In this position the rook doesn't get the g5 square because the pawn will come to f4. Either g7 will remain weak or the b5 pawn. Hence, this is a much easier way to draw the game.

It is quite surprising that a player of Anish's calibre could not draw this endgame. But it shows that when you are playing with less time, then calculating accurately is no longer possible. You have to play it on feel. And Anish felt that he should take on g4 with his pawn and cut the black king off on the seventh rank. Quite logical thoughts, just that it wasn't enough to hold the game. Check out the analysis below to understand where Giri went wrong.

Vishy Anand discusses the endgame with Giri. One quality to be admired in both Anand and Giri is that no matter the result they always analyze the game with their opponents. | Lennart Ootes/ Grand Chess Tour

In the last round of the day Anand drew his game with Caruana. Both Anand and Caruana now lead the event with 5.0/6| Lennart Ootes/ Grand Chess Tour

Current standings after day one of Paris rapid

It's nice to see how Duda has made himself belong to these top level tournaments.
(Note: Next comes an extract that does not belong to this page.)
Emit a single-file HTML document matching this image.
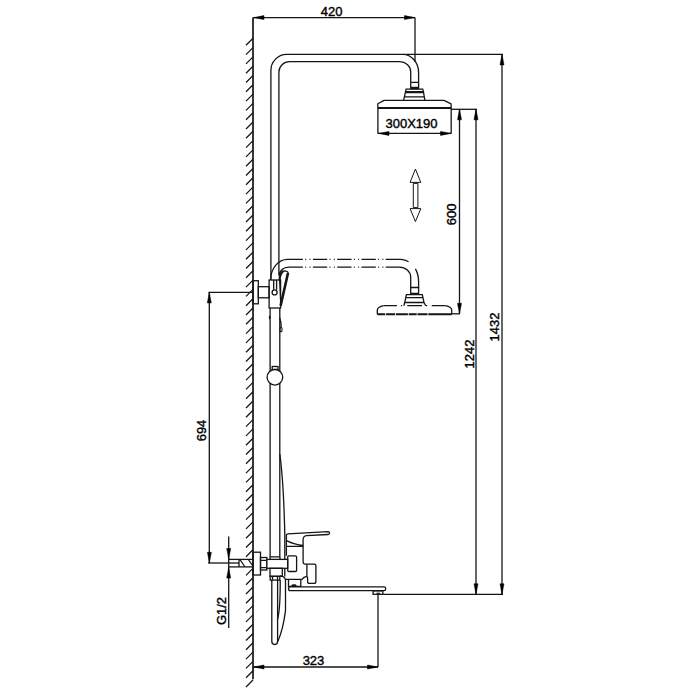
<!DOCTYPE html>
<html><head><meta charset="utf-8">
<style>
html,body{margin:0;padding:0;background:#fff;}
body{width:700px;height:700px;overflow:hidden;position:relative;}
svg{position:absolute;left:0;top:0;}
text{font-family:"Liberation Sans",sans-serif;font-size:13px;fill:#000;stroke:#000;stroke-width:0.4px;}
text.r{stroke-width:0.4px;}
</style></head>
<body>
<svg width="700" height="700" viewBox="0 0 700 700">
<g fill="none" stroke="#151515" stroke-width="1.3">
<!-- wall -->
<line x1="253" y1="17.6" x2="253" y2="679.3" stroke-width="1.7"/>
<line x1="253" y1="38.3" x2="246" y2="45.3"/>
<line x1="253" y1="47.6" x2="246" y2="54.6"/>
<line x1="253" y1="56.9" x2="246" y2="63.9"/>
<line x1="253" y1="66.2" x2="246" y2="73.2"/>
<line x1="253" y1="75.5" x2="246" y2="82.5"/>
<line x1="253" y1="84.8" x2="246" y2="91.8"/>
<line x1="253" y1="94.1" x2="246" y2="101.1"/>
<line x1="253" y1="103.4" x2="246" y2="110.4"/>
<line x1="253" y1="112.7" x2="246" y2="119.7"/>
<line x1="253" y1="122.0" x2="246" y2="129.0"/>
<line x1="253" y1="131.3" x2="246" y2="138.3"/>
<line x1="253" y1="140.6" x2="246" y2="147.6"/>
<line x1="253" y1="149.9" x2="246" y2="156.9"/>
<line x1="253" y1="159.2" x2="246" y2="166.2"/>
<line x1="253" y1="168.5" x2="246" y2="175.5"/>
<line x1="253" y1="177.8" x2="246" y2="184.8"/>
<line x1="253" y1="187.1" x2="246" y2="194.1"/>
<line x1="253" y1="196.4" x2="246" y2="203.4"/>
<line x1="253" y1="205.7" x2="246" y2="212.7"/>
<line x1="253" y1="215.0" x2="246" y2="222.0"/>
<line x1="253" y1="224.3" x2="246" y2="231.3"/>
<line x1="253" y1="233.6" x2="246" y2="240.6"/>
<line x1="253" y1="242.9" x2="246" y2="249.9"/>
<line x1="253" y1="252.2" x2="246" y2="259.2"/>
<line x1="253" y1="261.5" x2="246" y2="268.5"/>
<line x1="253" y1="270.8" x2="246" y2="277.8"/>
<line x1="253" y1="280.1" x2="246" y2="287.1"/>
<line x1="253" y1="289.4" x2="246" y2="296.4"/>
<line x1="253" y1="298.7" x2="246" y2="305.7"/>
<line x1="253" y1="308.0" x2="246" y2="315.0"/>
<line x1="253" y1="317.3" x2="246" y2="324.3"/>
<line x1="253" y1="326.6" x2="246" y2="333.6"/>
<line x1="253" y1="335.9" x2="246" y2="342.9"/>
<line x1="253" y1="345.2" x2="246" y2="352.2"/>
<line x1="253" y1="354.5" x2="246" y2="361.5"/>
<line x1="253" y1="363.8" x2="246" y2="370.8"/>
<line x1="253" y1="373.1" x2="246" y2="380.1"/>
<line x1="253" y1="382.4" x2="246" y2="389.4"/>
<line x1="253" y1="391.7" x2="246" y2="398.7"/>
<line x1="253" y1="401.0" x2="246" y2="408.0"/>
<line x1="253" y1="410.3" x2="246" y2="417.3"/>
<line x1="253" y1="419.6" x2="246" y2="426.6"/>
<line x1="253" y1="428.9" x2="246" y2="435.9"/>
<line x1="253" y1="438.2" x2="246" y2="445.2"/>
<line x1="253" y1="447.5" x2="246" y2="454.5"/>
<line x1="253" y1="456.8" x2="246" y2="463.8"/>
<line x1="253" y1="466.1" x2="246" y2="473.1"/>
<line x1="253" y1="475.4" x2="246" y2="482.4"/>
<line x1="253" y1="484.7" x2="246" y2="491.7"/>
<line x1="253" y1="494.0" x2="246" y2="501.0"/>
<line x1="253" y1="503.3" x2="246" y2="510.3"/>
<line x1="253" y1="512.6" x2="246" y2="519.6"/>
<line x1="253" y1="521.9" x2="246" y2="528.9"/>
<line x1="253" y1="531.2" x2="246" y2="538.2"/>
<line x1="253" y1="540.5" x2="246" y2="547.5"/>
<line x1="253" y1="549.8" x2="246" y2="556.8"/>
<line x1="253" y1="568.4" x2="246" y2="575.4"/>
<line x1="253" y1="577.7" x2="246" y2="584.7"/>
<line x1="253" y1="587.0" x2="246" y2="594.0"/>
<line x1="253" y1="596.3" x2="246" y2="603.3"/>
<line x1="253" y1="605.6" x2="246" y2="612.6"/>
<line x1="253" y1="614.9" x2="246" y2="621.9"/>
<line x1="253" y1="624.2" x2="246" y2="631.2"/>
<line x1="253" y1="633.5" x2="246" y2="640.5"/>
<line x1="253" y1="642.8" x2="246" y2="649.8"/>
<line x1="253" y1="652.1" x2="246" y2="659.1"/>
<line x1="253" y1="661.4" x2="246" y2="668.4"/>
<line x1="253" y1="670.7" x2="246" y2="677.7"/>
<line x1="253" y1="680.0" x2="246" y2="687.0"/>
<!-- 420 dim -->
<line x1="253" y1="17.6" x2="415" y2="17.6"/>
<line x1="415" y1="17.6" x2="415" y2="62"/>
<!-- top pipe -->
<path d="M270.9,280 V70.9 A16,16 0 0 1 286.6,54.4 H402.9 A16,18 0 0 1 418.6,72.3 V82.3"/>
<path d="M278.9,275 V72 A10.5,10.5 0 0 1 289.4,61.7 H399.3 A11,10 0 0 1 410.7,71.6 V82.3"/>
<line x1="402.9" y1="54.4" x2="503" y2="54.4"/>
<!-- top head connector -->
<path d="M410.7,82.3 H418.6 M410.7,87.3 H418.6 M410.7,88.7 H418.6 M410.7,82.3 V89 M418.6,82.3 V89"/>
<path d="M406.1,89.1 H422.7 L423.4,91.7 H405.6 Z M405.5,92.6 H423.5"/>
<path d="M405.6,91.7 L403.6,100.3 M423.4,91.7 L424.9,100.3 M404.6,96.9 H424.1"/>
<path d="M377.8,108 V103.7 L384,100.4 H444 L451.1,103.9 V108" stroke-linejoin="round"/>
<line x1="377.9" y1="108" x2="451.2" y2="108" stroke-width="2.2"/>
<line x1="377.9" y1="108" x2="377.9" y2="133.8"/>
<line x1="451.2" y1="108" x2="451.2" y2="133.8"/>
<line x1="378" y1="133.4" x2="451" y2="133.4"/>
<!-- ext lines right -->
<line x1="451.2" y1="109.3" x2="477" y2="109.3"/>
<line x1="459.5" y1="109.3" x2="459.5" y2="313.8"/>
<line x1="476" y1="109.3" x2="476" y2="594.3"/>
<line x1="502" y1="54.4" x2="502" y2="594.3"/>
<line x1="451" y1="313.8" x2="460" y2="313.8"/>
<line x1="383" y1="594.3" x2="503" y2="594.3"/>
<!-- double arrow -->
<path d="M415.4,169 L420.8,182.4 H410.1 Z M410.1,208.6 H420.8 L415.4,221.6 Z M413.3,183.4 V207.6 H417.9 V183.4 Z" stroke-width="1" stroke-linejoin="round"/>
<!-- dashed lower head pipe -->
<path d="M270.6,280 A17,20.6 0 0 1 287.7,259.4 H302.9 M385.7,259.4 H401 A17.6,22 0 0 1 408.6,261.8 M415.4,268.9 A17.6,22 0 0 1 418.6,281.6 V287.5"/>
<path d="M279.1,275.6 A9.7,8.5 0 0 1 288.8,267.1 H302.9 M385.7,267.1 H399.3 A11.4,10 0 0 1 410.7,277.1 V287.5"/>
<path d="M302.9,259.4 H385.7 M302.9,267.1 H385.7" stroke-dasharray="14.3,2.3,1,3.3,1,2.4" stroke-dashoffset="14.3"/>
<path d="M410.7,287.5 H418.6 M410.7,293.3 H418.6 M410.7,287 V294 M418.6,287 V294"/>
<path d="M406.4,294.6 H422.3 L424,302.5 H404.7 Z M405.7,297.6 H423 M404.7,302.5 L403.8,305.7 M424,302.5 L425.7,305.7"/>
<path d="M383.7,305.7 Q377.5,307 377.3,310 V314.3 M445.5,305.7 Q451.5,307 451.7,310 V314.3"/>
<path d="M383.7,305.7 H445.5" stroke-dasharray="13.2,4,1.2,5.2,14.7,4,1.2,4.6,14.7"/>
<path d="M377.3,314.3 H451.7" stroke-width="2" stroke-dasharray="8,0.8,9,0.8,12,0.8,8,0.8,10,0.8,30"/>
<!-- slider block -->
<rect x="269.1" y="280" width="11.5" height="28"/>
<path d="M273.7,280 V289.7 M276.6,280 V289.7"/>
<circle cx="274.6" cy="292.4" r="2.5" fill="#fff"/>
<rect x="253" y="280.7" width="5.3" height="23.1"/>
<rect x="258.3" y="286.7" width="10.8" height="11.1"/>
<!-- handle -->
<path d="M279.4,275 Q281,271 285,270.9 Q288.5,271.5 288,273 L280.6,305.7 M279.4,275 L280.6,300"/>
<path d="M288,273 L280.6,305.7" stroke-width="2.6"/>
<path d="M279.5,280 Q280,274 283.4,271" stroke-width="2"/>
<!-- rail below -->
<line x1="270.1" y1="308" x2="270.1" y2="557"/>
<line x1="279.8" y1="308" x2="279.8" y2="557"/>
<path d="M279.7,318 Q281.3,322 281.2,327"/>
<ellipse cx="281" cy="329.6" rx="1.1" ry="2.2" stroke-width="1.1"/>
<ellipse cx="269.6" cy="317.4" rx="0.8" ry="1.8" fill="#151515" stroke="none"/>
<rect x="272.2" y="366.5" width="5.8" height="3"/>
<circle cx="274.9" cy="377.3" r="7.8" fill="#fff"/>
<path d="M279.8,454 Q283.5,480 284.8,534 V576.5"/>
<!-- 694 dim -->
<line x1="208.5" y1="292.4" x2="253" y2="292.4"/>
<line x1="209.3" y1="292.4" x2="209.3" y2="562.9"/>
<line x1="208.1" y1="563" x2="239" y2="563"/>
<!-- G1/2 -->
<line x1="228.6" y1="559.4" x2="253" y2="559.4"/>
<line x1="228.6" y1="566.9" x2="253" y2="566.9"/>
<line x1="228.7" y1="536.4" x2="228.7" y2="627.9"/>
<path d="M239.9,559.5 L244.7,566.5 M248.4,559.5 L252.5,565.5 M239,559.4 V566.9"/>
<!-- mixer -->
<rect x="253" y="552.2" width="7.5" height="22.8"/>
<rect x="260.5" y="557.5" width="6.4" height="12.5"/>
<path d="M260.5,560.3 H266.9 M260.5,567.6 H266.9"/>
<rect x="266.9" y="559.4" width="20.8" height="8.9" fill="#fff"/>
<path d="M270,559.4 V557.5 Q270,556.8 271,556.8 H279 Q280,556.8 280,557.5 V559.4"/>
<rect x="287.7" y="555.8" width="8.9" height="15.7" rx="1.2"/>
<rect x="270" y="568.3" width="12.3" height="8"/>
<rect x="270.2" y="576.3" width="9.6" height="3.8"/>
<path d="M272.5,576.3 V580.1 M277.5,576.3 V580.1"/>
<path d="M271.8,580.1 V641.3 Q271.8,644.5 274.8,644.5 Q277.6,644.5 277.6,641.3 V580.1"/>
<path d="M280.2,580.1 Q280.4,608 277.6,619.4"/>
<path d="M280,575.8 Q284.5,576 285.5,579.5 V610.7 Q283,630 277.8,641.5"/>
<!-- handle lever -->
<path d="M286.4,546.3 V535 Q286.4,533.9 288,533.9 L328,531.7 Q330,532 329.5,533.5 Q329,534.5 328,534.5 L306.5,535.6 Q303.1,536 303.1,539.8 V561.6 Q303.1,564.1 304.9,564.1 H314.4 Q315.9,564.1 315.9,565.6 V581.4 Q315.9,583.4 313.9,583.4 H309.5 Q307.6,583.4 307.6,581.4 V577.7 L306.9,576.4 V564.1"/>
<path d="M286.4,540.7 Q295,545 303.1,545.3 M286.4,546.3 H303.1 M286.4,546.3 V555.8"/>
<path d="M285.6,579.3 H302 Q303.5,577 306.9,576.4"/>
<path d="M288.5,579.3 V586.3 H300.8 V579.3"/>
<ellipse cx="294" cy="585.6" rx="2" ry="0.8" fill="#151515"/>
<path d="M290.5,586.9 H384 Q385.7,586.9 385.7,588.7 V589 Q385.7,590.7 384,590.7 H290.5 Q288.5,590.7 288.5,588.8 Q288.5,586.9 290.5,586.9 Z" stroke-width="1.3"/>
<rect x="373.1" y="590.9" width="9.7" height="3.4"/>
<path d="M376.5,593.3 H380" stroke-width="1.2"/>
<line x1="378" y1="594.3" x2="378" y2="667"/>
<!-- 323 dim -->
<line x1="253.5" y1="667" x2="378" y2="667"/>
</g>
<g fill="#000" stroke="#000" stroke-width="0.5" stroke-linejoin="round">
<polygon points="253.5,17.6 264.0,15.6 264.0,19.6"/>
<polygon points="415.0,17.6 404.5,15.6 404.5,19.6"/>
<polygon points="378.5,133.4 389.0,131.4 389.0,135.4"/>
<polygon points="451.0,133.4 440.5,131.4 440.5,135.4"/>
<polygon points="459.5,109.3 457.5,119.8 461.5,119.8"/>
<polygon points="459.5,313.8 457.5,303.3 461.5,303.3"/>
<polygon points="476.0,109.3 474.0,119.8 478.0,119.8"/>
<polygon points="476.0,594.3 474.0,583.8 478.0,583.8"/>
<polygon points="502.0,54.4 500.0,64.9 504.0,64.9"/>
<polygon points="502.0,594.3 500.0,583.8 504.0,583.8"/>
<polygon points="209.3,292.4 207.3,302.9 211.3,302.9"/>
<polygon points="209.4,562.8 207.4,552.3 211.4,552.3"/>
<polygon points="228.7,559.0 226.7,548.5 230.7,548.5"/>
<polygon points="228.7,567.6 226.7,578.1 230.7,578.1"/>
<polygon points="253.5,667.0 264.0,665.0 264.0,669.0"/>
<polygon points="378.0,667.0 367.5,665.0 367.5,669.0"/>
</g>
<text x="331.7" y="15.9" text-anchor="middle">420</text>
<text x="411.5" y="127.6" text-anchor="middle">300X190</text>
<text x="313.5" y="664.6" text-anchor="middle">323</text>
<text transform="translate(456.2,214.3) rotate(-90)" class="r" text-anchor="middle">600</text>
<text transform="translate(473.7,354) rotate(-90)" class="r" text-anchor="middle">1242</text>
<text transform="translate(499.4,327) rotate(-90)" class="r" text-anchor="middle">1432</text>
<text transform="translate(206,430.5) rotate(-90)" class="r" text-anchor="middle">694</text>
<text transform="translate(226.3,611) rotate(-90)" class="r" text-anchor="middle">G1/2</text>
</svg>
</body></html>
Although he got the wild card entry, he is in fourth place with 4.0/6 | Lennart Ootes/ Grand Chess Tour

Vivendi headquarters is where the tournament is taking place. Vivendi SA is a French mass media conglomerate headquartered in Paris. The company has activities in music, television, film, video games, book publishing, telecommunications, tickets and video hosting service. | Lennart Ootes/ Grand Chess Tour

The playing hall with a packed audience | Lennart Ootes/ Grand Chess Tour

Shakh and MVL had a tough final match against each other at the Riga Grand Prix, but that has not come in between their friendship! | Lennart Ootes/ Grand Chess Tour

The million dollar question! Will Anand be able to continue his run on day two of the event? | Lennart Ootes/ Grand Chess Tour

More about Grand Chess Tour

The fifth edition of the Grand Chess Tour (GCT) sees the tour expand to eight tournaments and increase in the number of full tour participants to twelve. The tour will also welcome fourteen event level wildcards in 2019. Tour participants will fight for a record prize fund of $1.75 million as the GCT expands its reach to four continents to include tournaments in Africa, Asia, Europe and America. The prize money on offer for the classical tournaments has been increased to $325,000 per event ($90,000 for 1st place and $60,000 for 2nd) while the prize fund for the GCT Finals in London will also be raised to $350,000 ($150,000 for 1st place and $100,000 for 2nd).


Croatia GCT and the Sinquefield Cup will be classical tournaments with five rapid and blitz tournaments to be held in Abidjan, Paris, St Louis, Bucharest and Kolkata. The GCT Finals will once again be held in London as part of the 2019 London Chess Classic. The twelve full tour participants will play in both classical events as well as in three of the five rapid and blitz tournaments. The classical events will be expanded to eleven-rounds while the rapid and blitz events will all use the GCT’s traditional ten player formats. The top four players by cumulative score will qualify for the 2019 GCT Finals which will be held during the London Chess Classic in London, UK between November 30 and December 10, 2019.